Hillary Clinton Wants Nina Turner to Lose

The special election in Ohio’s 11th congressional district, where Hillary Clinton and the Democratic establishment are struggling to defeat former Bernie Sanders surrogate Nina Turner, is the latest illustration of how Democratic elites prioritize defeating the Left over strengthening their own party.


Nina Turner and Bernie Sanders on February 26, 2020 in Myrtle Beach, South Carolina. (Salwan Georges / Washington Post via Getty Images)

When Hillary Clinton endorsed Shontel Brown’s candidacy in the Ohio 11th congressional district’s special election last month, there was an obvious personal dimension and a noticeable amount of pettiness involved. Nina Turner, Brown’s primary opponent (and, by all appearances, the race’s front-runner), played a significant role as cochair of Bernie Sanders’s 2020 presidential campaign and was a vocal supporter during his 2016 challenge to Clinton. The narrative of a relitigation of the 2016 primaries spawned by Clinton’s intervention has predictably come to color national perceptions of the race. But this development risks obscuring the wider dynamic at play.

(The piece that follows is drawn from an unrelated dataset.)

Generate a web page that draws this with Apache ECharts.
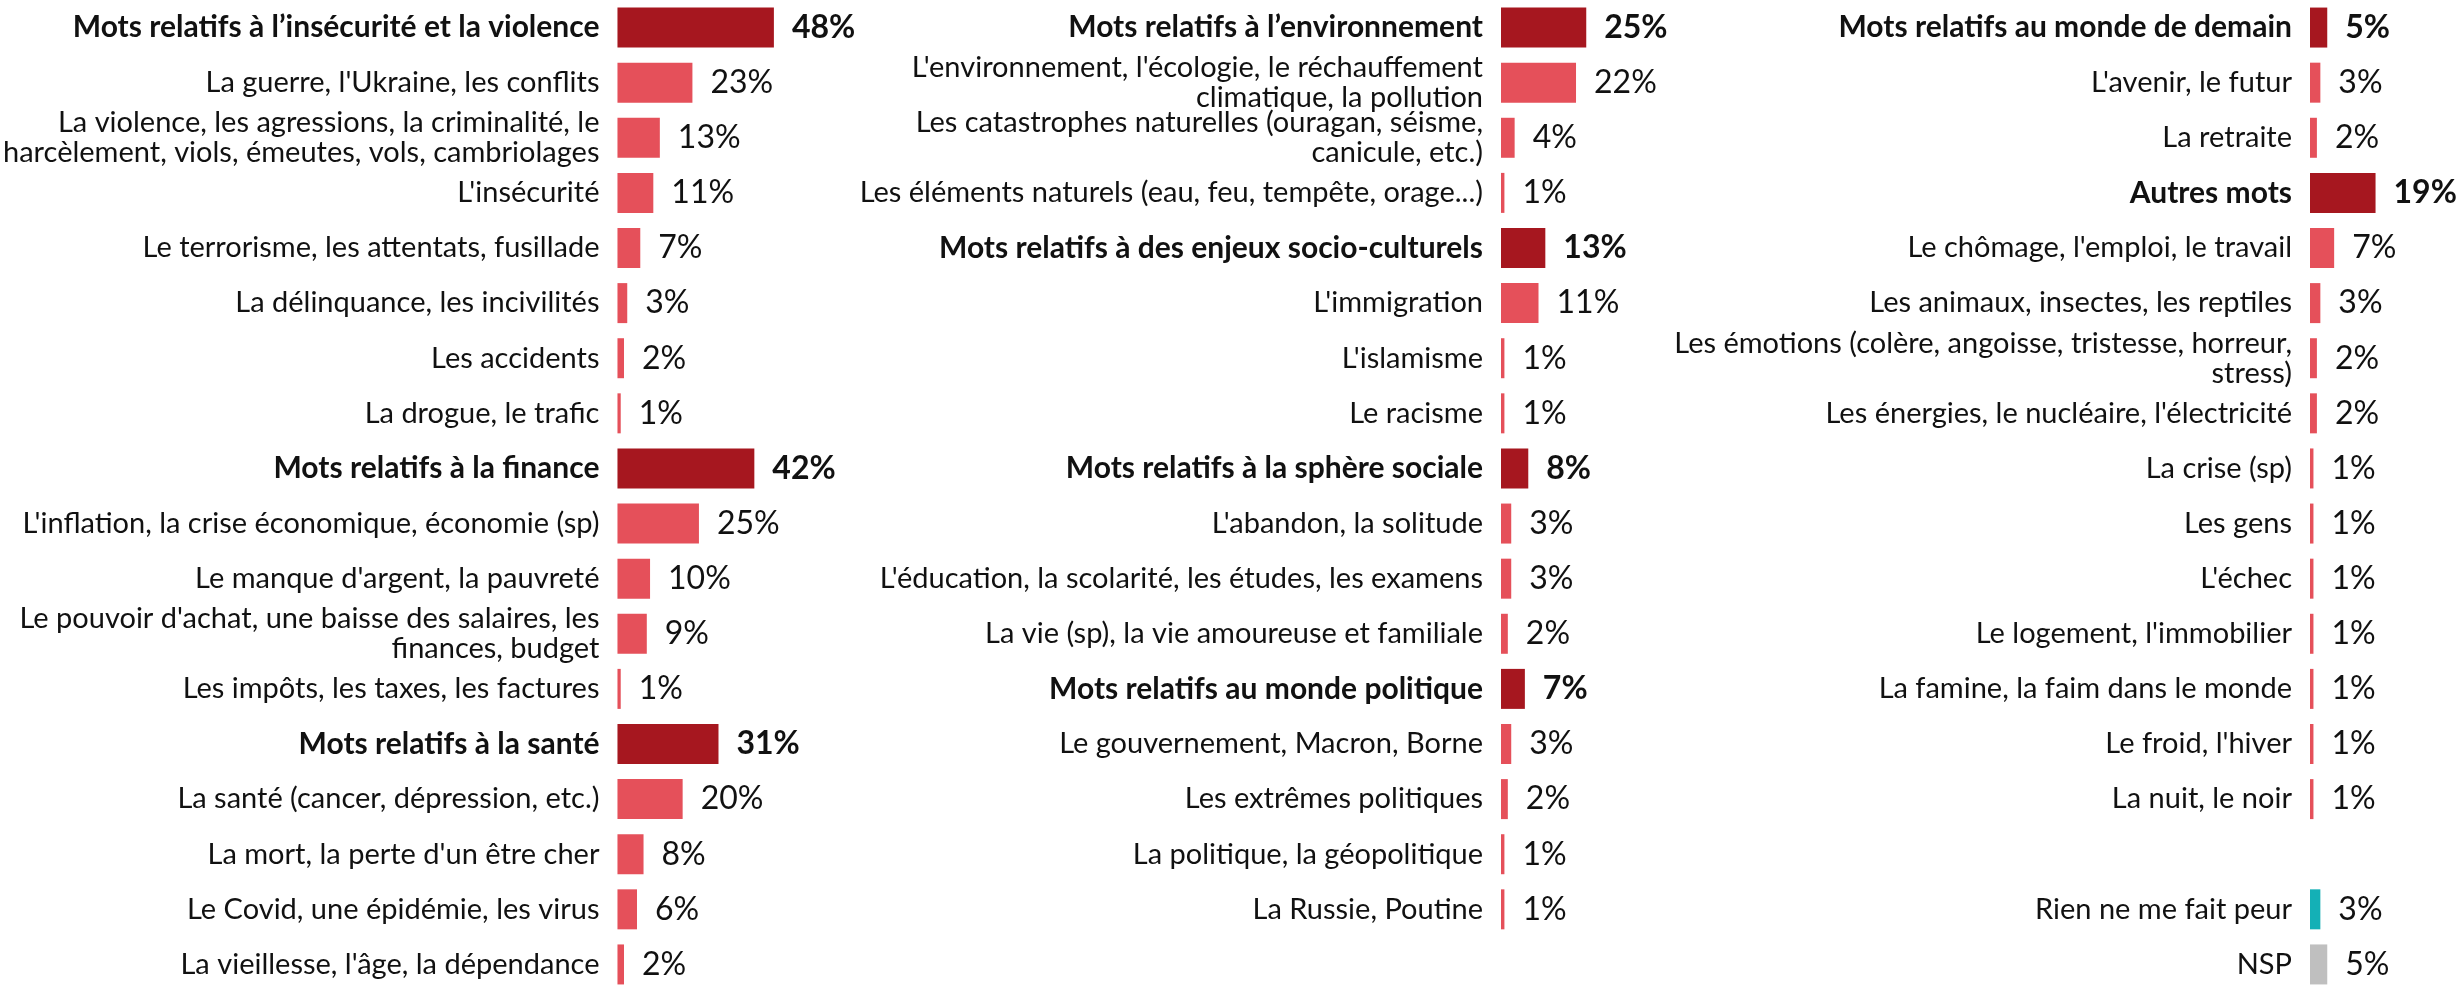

Last week, Brown secured another high-profile endorsement from none other than Jim Clyburn, the third-ranking Democrat in the House of Representatives, a development that is striking for a number of reasons. As the New York Times noted in its reporting on the race, the congressman rarely intervenes in primary contests. In publicly justifying the move, Clyburn invoked his by-now-familiar opposition to what he called the “sloganeering” of the Democratic Party’s left wing — citing as an example, among other things, the issue of Medicare for All.

As Julia Rock and David Sirota of the Daily Poster have observed, Clyburn actually cosponsored Medicare for All legislation when it was first introduced in 2017, before ultimately coming to vilify it a few years later. His stated reason was that the issue would hurt Democrats electorally, though it’s hard not to think that the more than $1 million he’s received in donations from Big Pharma — an amount that, as of last year, put him firmly ahead of other members of Congress — may have had something to do with it.

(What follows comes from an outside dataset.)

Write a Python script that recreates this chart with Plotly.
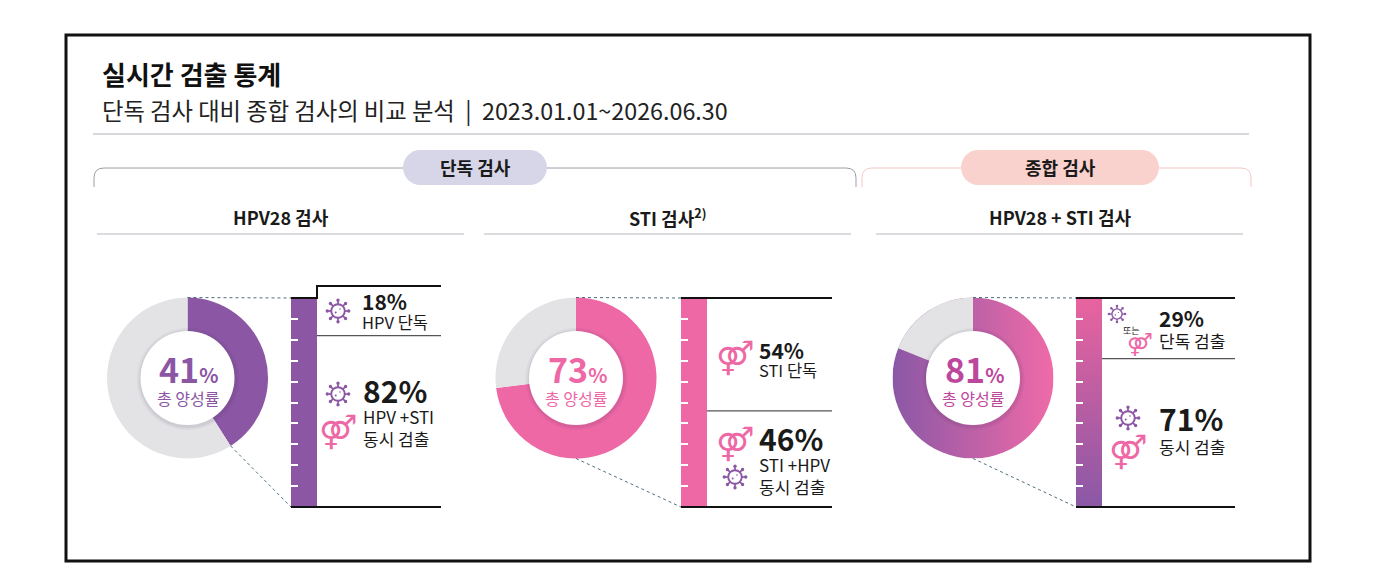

As Rock and Sirota have also pointed out, Medicare for All is incredibly popular in the district, which for almost thirty years has elected lawmakers supportive of single-payer legislation. It’s also become a hot-button issue in the election courtesy of Turner herself, who has campaigned vigorously on the idea and run television spots in support of M4A. For her part, Brown has been attending fundraisers put on by corporate interests, one of which was quite literally headlined by a registered lobbyist for the Pharmaceutical Research and Manufacturers of America, which is part of a powerful alliance of special interests pouring money into a national effort to defeat Medicare for All.

As was so often and frustratingly the case throughout the 2016 contest between Sanders and Clinton, a series of personal dynamics and meta-arguments about the political viability of particular policies is doing a lot of work to mask the underlying reality of the race. Just as solid majorities of rank-and-file Democrats nationwide have backed Medicare for All for years, Turner’s central campaign issue is by all appearances in sync with the preferences of the district. As in 2016, organized money and its tribunes among the party’s leadership and grandees have dedicated themselves to defending a less popular and more industry-friendly position — spurning a populist grassroots candidate fundraising on small donations.

Among other things, the Ohio 11th affair is a textbook case of what the duplicitous political narrative championed by establishment Democrats looks like in action. Progressive policies, or so the line goes, might be all well and good but will never attract the support or secure the votes in Congress necessary to become law. Ergo, it’s better to support smaller, more incremental reforms over big and ambitious ones — and, presumably, Democratic candidates synonymous with the former rather than the latter. There’s a remarkably circular logic at work here: progressive policies, we are ceaselessly told, will never pass because they lack the required support in Congress; a major reason they lack said support is that the Democratic establishment almost invariably defends right-leaning incumbents from progressive primary challenges and actively works to elect more conservative lawmakers, even in districts like Ohio’s 11th, among the most solidly blue in the entire country. As the American Prospect’s Alex Sammon rightly put it: “Democrats are almost certainly going to lose their House majority, their top legislative priority — lowering prescription drug prices, which they’ve run on for 6 years — is on life support, and [the] party leadership is busy trying to bigfoot a special election in deep blue Ohio’s 11th.”

Following Hillary Clinton’s endorsement of Shontel Brown, Turner’s campaign raised an astonishing $100,000 in twenty-four hours, its best single-day haul to date — and a figure it reportedly matched more recently after Clyburn’s intervention. It seems probable that Turner’s momentum will carry her to victory on August 3, in spite of the recent rearguard action undertaken by the Democratic establishment. That such an effort is even happening in the first place, however, says a great deal about what tends to preoccupy the minds of those in the party leadership, absolutely none of which is good.